**DIRECTION**. Extract, unchanged, every line from the top of the material below through the line with "import * as", and no more.
## Begin SUPPLIED MATERIAL
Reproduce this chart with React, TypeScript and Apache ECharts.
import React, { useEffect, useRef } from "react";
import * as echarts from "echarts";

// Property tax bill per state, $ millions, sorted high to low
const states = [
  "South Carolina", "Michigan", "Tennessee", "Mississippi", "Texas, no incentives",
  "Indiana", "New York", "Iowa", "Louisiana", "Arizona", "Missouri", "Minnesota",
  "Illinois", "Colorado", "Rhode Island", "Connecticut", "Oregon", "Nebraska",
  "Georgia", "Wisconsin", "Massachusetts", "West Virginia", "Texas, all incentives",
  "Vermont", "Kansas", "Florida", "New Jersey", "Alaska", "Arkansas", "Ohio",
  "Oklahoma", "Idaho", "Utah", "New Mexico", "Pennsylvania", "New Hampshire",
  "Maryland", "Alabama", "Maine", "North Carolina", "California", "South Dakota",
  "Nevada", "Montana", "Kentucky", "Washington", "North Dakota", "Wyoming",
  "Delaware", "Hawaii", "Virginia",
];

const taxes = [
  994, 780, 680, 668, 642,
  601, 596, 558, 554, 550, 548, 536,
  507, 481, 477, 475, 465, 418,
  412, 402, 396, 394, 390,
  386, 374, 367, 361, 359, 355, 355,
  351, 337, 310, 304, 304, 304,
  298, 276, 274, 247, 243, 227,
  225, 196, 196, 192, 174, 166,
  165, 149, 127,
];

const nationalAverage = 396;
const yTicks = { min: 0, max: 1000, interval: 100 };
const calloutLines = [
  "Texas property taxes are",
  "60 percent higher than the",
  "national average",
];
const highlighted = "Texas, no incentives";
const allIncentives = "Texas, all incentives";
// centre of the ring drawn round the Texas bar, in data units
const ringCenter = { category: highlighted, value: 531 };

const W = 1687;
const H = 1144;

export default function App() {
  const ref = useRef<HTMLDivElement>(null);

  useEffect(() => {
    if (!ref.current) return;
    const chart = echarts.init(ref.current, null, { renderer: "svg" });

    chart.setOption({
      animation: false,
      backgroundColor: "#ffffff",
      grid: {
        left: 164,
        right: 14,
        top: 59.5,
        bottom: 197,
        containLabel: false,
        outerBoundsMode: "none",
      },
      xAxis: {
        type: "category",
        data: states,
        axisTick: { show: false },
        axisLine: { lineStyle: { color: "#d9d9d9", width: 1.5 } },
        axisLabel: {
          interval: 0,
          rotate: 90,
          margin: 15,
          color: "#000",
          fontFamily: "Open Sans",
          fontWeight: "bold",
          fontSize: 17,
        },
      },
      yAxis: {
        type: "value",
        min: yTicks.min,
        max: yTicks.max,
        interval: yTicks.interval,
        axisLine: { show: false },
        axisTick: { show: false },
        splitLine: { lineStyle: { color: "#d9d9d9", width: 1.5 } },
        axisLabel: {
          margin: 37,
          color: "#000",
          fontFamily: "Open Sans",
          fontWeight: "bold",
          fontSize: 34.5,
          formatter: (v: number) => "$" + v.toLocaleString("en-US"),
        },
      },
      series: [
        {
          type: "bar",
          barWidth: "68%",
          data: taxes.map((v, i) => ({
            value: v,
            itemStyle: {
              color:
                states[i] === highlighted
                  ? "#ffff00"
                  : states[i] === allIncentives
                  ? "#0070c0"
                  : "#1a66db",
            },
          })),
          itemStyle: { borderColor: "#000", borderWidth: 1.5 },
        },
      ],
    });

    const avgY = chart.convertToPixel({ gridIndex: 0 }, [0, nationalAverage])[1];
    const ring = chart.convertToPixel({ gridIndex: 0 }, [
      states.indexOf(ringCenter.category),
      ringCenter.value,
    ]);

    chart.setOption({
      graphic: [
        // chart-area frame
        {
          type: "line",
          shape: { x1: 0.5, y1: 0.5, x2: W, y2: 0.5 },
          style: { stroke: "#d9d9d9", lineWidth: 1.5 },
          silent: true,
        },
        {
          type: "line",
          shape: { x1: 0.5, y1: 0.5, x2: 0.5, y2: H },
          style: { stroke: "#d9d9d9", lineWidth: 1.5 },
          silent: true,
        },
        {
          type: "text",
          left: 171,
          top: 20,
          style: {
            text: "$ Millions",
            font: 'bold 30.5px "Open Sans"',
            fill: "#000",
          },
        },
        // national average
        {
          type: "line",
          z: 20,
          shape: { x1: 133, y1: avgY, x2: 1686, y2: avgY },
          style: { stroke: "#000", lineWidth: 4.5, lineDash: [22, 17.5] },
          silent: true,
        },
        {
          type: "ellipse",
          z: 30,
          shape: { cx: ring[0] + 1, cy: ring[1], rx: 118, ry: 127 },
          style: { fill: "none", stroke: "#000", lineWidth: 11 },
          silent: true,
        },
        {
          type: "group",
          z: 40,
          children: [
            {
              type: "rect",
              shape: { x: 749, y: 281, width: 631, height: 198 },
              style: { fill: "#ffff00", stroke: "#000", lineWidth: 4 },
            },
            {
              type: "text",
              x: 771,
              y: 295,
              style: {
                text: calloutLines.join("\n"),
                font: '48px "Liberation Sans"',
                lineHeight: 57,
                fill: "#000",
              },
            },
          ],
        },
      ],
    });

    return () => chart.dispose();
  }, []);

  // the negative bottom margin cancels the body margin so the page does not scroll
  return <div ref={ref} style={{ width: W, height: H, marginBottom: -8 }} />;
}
## End SUPPLIED MATERIAL
**WRITTEN SOLUTION**.
Reproduce this chart with React, TypeScript and Apache ECharts.
import React, { useEffect, useRef } from "react";
import * as echarts from "echarts";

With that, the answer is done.